M.-A. Lemburg writes:
> Perhaps we should have some smart auto-detection API somewhere
> which does this automagically ?! Something like
> 	guess_xml_encoding(data) -> encoding string
> It could work by looking at the first 256 bytes of the data
> string and then apply all the tricks needed to extract the
> encoding information (or default to UTF-8 if no such information
> is given).

Yes, I think this would be a good idea. I would use something along
the lines of:

0) Assume UTF-8.

1) Look for the UTF-16 and UTF-32 uniBOMs. If you find one, assume the
   appropriate transmission format and endian nature. Goto 4.

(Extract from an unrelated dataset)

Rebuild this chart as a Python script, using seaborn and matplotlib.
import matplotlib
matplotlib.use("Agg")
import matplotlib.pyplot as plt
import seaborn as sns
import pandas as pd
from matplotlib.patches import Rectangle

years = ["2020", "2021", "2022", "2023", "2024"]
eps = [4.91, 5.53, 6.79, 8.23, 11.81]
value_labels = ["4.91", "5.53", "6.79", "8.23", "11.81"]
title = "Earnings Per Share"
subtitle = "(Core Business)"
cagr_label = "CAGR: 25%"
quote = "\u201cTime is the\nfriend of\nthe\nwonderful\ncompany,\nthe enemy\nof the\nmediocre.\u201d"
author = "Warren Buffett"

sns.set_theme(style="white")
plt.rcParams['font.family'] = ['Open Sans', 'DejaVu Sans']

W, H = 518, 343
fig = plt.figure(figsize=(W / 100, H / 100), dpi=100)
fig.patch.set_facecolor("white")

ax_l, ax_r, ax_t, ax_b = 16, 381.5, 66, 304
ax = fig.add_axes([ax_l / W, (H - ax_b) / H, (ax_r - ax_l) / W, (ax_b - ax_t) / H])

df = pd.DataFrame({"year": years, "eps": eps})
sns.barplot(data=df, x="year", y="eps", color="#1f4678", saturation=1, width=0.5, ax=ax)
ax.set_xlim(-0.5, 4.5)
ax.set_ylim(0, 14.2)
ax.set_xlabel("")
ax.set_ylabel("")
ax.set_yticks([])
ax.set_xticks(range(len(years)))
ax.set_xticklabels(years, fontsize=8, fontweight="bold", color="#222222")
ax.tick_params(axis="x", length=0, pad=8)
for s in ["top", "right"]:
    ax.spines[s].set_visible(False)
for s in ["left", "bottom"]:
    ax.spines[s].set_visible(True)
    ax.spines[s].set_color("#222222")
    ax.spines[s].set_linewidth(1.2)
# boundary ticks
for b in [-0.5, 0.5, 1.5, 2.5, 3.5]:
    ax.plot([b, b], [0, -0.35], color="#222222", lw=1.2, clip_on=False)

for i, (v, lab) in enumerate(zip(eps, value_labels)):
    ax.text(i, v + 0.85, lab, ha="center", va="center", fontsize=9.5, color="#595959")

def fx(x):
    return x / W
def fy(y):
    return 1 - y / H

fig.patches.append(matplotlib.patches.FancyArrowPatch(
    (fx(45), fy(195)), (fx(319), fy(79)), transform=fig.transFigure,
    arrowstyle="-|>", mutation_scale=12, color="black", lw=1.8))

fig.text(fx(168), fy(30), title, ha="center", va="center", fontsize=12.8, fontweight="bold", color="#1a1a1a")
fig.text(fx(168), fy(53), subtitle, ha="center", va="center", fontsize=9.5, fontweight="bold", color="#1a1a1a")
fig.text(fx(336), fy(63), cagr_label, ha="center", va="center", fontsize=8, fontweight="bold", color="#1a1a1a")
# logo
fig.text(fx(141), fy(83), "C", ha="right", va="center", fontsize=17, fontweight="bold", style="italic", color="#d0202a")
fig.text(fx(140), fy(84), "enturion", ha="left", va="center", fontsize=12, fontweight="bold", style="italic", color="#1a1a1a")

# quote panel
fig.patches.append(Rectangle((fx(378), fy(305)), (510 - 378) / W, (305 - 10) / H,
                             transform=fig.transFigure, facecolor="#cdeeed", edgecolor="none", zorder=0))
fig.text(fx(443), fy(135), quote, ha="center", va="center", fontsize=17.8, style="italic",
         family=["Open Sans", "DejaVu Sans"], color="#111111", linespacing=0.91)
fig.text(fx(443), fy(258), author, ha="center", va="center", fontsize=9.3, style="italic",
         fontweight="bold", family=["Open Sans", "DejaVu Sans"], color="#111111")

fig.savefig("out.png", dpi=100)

2) Look for the UTF-8 uniBOM, since some editors like putting that in.
   Ignore it and goto 4.

3) Look for the sundry forms of '<?xml ' in ASCII, UTF-16, and UTF-32,
   with appropriate endian variants. If found, assume the detected
   encoding. Goto 4.

4) Look for the encoding attribute to the XML directive and validate
   it against the detected encoding. If we detected that the file is
   in UTF-16BE but the encoding attribute claims UTF-8, something is
   wrong somewhere.

5) If the value of the encoding attribute is consistent with the
   detected encoding, continue and possibly instantiate the
   appropriate transcoders for the document (e.g., if you see
   something like "<?xml version='1.0' encoding='gb-2312'>")

Tom Emerson                                          Basis Technology Corp.
Sr. Sinostringologist                              http://www.basistech.com
  "Beware the lollipop of mediocrity: lick it once and you suck forever"